= Given problem =
Extract the lines of the material below, beginning with the first and ending with the line that holds "import plotly.graph_objects as go". Skip every picture.

[Records with drawing code]
━━━━━━━━━━━━━━━━

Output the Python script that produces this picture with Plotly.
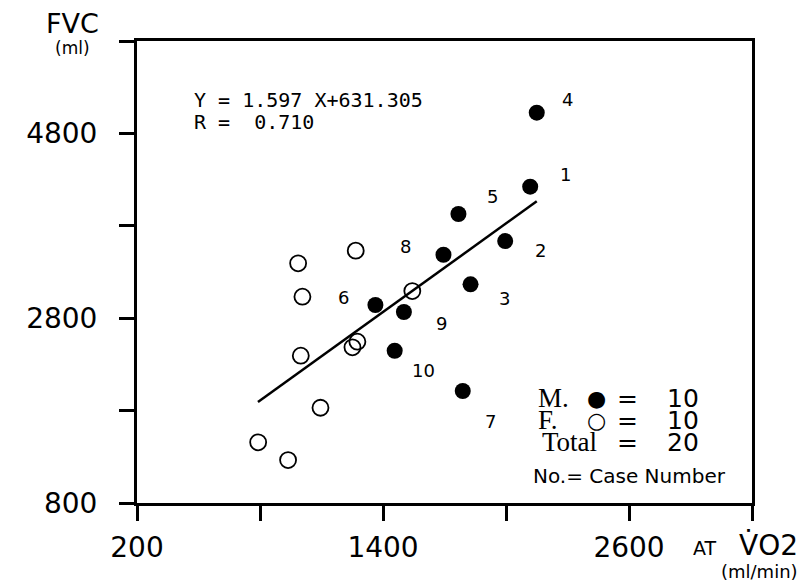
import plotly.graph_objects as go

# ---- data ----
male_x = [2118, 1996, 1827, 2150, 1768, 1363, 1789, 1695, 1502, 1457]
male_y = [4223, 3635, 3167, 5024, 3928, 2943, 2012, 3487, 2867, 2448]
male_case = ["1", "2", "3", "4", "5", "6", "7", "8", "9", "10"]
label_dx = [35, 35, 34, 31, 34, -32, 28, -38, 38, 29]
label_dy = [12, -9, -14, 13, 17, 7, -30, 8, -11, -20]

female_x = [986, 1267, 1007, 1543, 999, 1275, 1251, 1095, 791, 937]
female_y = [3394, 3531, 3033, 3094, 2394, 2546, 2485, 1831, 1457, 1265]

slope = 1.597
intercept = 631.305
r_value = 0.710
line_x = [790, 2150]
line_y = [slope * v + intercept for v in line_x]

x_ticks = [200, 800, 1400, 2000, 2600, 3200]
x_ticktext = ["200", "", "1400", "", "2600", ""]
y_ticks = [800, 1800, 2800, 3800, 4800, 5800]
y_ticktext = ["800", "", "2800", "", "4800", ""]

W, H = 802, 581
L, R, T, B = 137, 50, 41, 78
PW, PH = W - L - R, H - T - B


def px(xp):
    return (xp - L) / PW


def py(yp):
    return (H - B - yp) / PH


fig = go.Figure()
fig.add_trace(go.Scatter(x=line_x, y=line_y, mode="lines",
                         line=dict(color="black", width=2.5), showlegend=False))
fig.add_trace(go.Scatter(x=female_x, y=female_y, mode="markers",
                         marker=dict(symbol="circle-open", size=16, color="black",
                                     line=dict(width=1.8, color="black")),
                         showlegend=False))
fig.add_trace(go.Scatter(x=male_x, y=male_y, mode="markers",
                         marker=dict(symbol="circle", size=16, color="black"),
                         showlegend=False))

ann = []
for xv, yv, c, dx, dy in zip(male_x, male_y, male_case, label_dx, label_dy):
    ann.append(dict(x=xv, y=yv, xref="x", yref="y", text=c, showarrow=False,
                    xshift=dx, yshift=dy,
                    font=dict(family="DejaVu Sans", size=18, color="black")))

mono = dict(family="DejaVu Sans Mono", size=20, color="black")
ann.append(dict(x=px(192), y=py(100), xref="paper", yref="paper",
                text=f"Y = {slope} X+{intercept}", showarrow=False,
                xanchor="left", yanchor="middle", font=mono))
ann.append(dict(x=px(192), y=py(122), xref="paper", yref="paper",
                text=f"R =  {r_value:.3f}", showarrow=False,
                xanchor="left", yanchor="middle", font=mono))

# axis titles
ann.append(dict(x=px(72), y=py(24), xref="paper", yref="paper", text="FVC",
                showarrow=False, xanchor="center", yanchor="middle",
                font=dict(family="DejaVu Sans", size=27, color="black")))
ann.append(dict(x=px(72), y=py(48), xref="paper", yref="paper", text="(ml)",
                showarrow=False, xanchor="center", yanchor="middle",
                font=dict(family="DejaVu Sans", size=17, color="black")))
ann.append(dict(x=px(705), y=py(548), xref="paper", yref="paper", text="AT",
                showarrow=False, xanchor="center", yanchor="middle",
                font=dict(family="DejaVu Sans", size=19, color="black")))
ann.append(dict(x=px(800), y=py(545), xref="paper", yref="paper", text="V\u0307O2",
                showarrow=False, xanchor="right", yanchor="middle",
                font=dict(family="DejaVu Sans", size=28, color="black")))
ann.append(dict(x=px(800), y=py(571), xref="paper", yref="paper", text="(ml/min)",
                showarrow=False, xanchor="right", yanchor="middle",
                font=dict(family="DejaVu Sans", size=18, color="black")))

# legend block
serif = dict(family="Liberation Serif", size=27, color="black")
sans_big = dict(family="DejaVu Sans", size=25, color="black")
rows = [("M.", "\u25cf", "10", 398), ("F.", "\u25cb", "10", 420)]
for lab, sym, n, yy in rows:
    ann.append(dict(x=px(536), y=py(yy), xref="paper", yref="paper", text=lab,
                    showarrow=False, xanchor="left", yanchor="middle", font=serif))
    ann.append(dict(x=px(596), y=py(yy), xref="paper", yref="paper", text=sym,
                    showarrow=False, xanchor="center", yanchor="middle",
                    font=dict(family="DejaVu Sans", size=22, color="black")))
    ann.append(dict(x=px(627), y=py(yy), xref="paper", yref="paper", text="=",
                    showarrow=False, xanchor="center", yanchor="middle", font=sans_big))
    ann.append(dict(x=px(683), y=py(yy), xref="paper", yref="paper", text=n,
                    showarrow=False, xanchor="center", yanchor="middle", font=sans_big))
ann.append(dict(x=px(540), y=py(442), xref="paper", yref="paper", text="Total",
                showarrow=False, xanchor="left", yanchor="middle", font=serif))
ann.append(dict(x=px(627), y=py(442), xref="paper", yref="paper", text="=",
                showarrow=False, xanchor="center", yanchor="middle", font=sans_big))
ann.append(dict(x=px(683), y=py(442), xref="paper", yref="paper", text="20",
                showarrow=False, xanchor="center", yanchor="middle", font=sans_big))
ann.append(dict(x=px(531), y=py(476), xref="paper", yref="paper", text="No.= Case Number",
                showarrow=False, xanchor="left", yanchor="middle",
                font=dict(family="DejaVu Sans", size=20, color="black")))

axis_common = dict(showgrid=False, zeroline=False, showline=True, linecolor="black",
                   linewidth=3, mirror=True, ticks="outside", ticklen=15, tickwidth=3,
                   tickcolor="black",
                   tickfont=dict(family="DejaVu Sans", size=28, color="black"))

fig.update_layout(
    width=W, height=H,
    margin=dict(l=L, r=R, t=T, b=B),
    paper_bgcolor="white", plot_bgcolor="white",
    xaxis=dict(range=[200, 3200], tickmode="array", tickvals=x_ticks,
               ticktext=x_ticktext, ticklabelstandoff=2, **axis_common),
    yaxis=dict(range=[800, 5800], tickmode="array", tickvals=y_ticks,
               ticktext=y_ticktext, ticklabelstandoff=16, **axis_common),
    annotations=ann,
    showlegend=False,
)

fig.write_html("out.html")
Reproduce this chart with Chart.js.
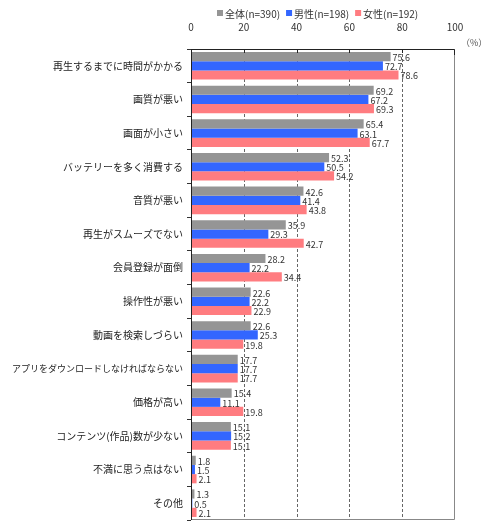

━━━━━━━━━━━━━━━━

= Response to the task =
Output the Python script that produces this picture with Plotly.
import plotly.graph_objects as go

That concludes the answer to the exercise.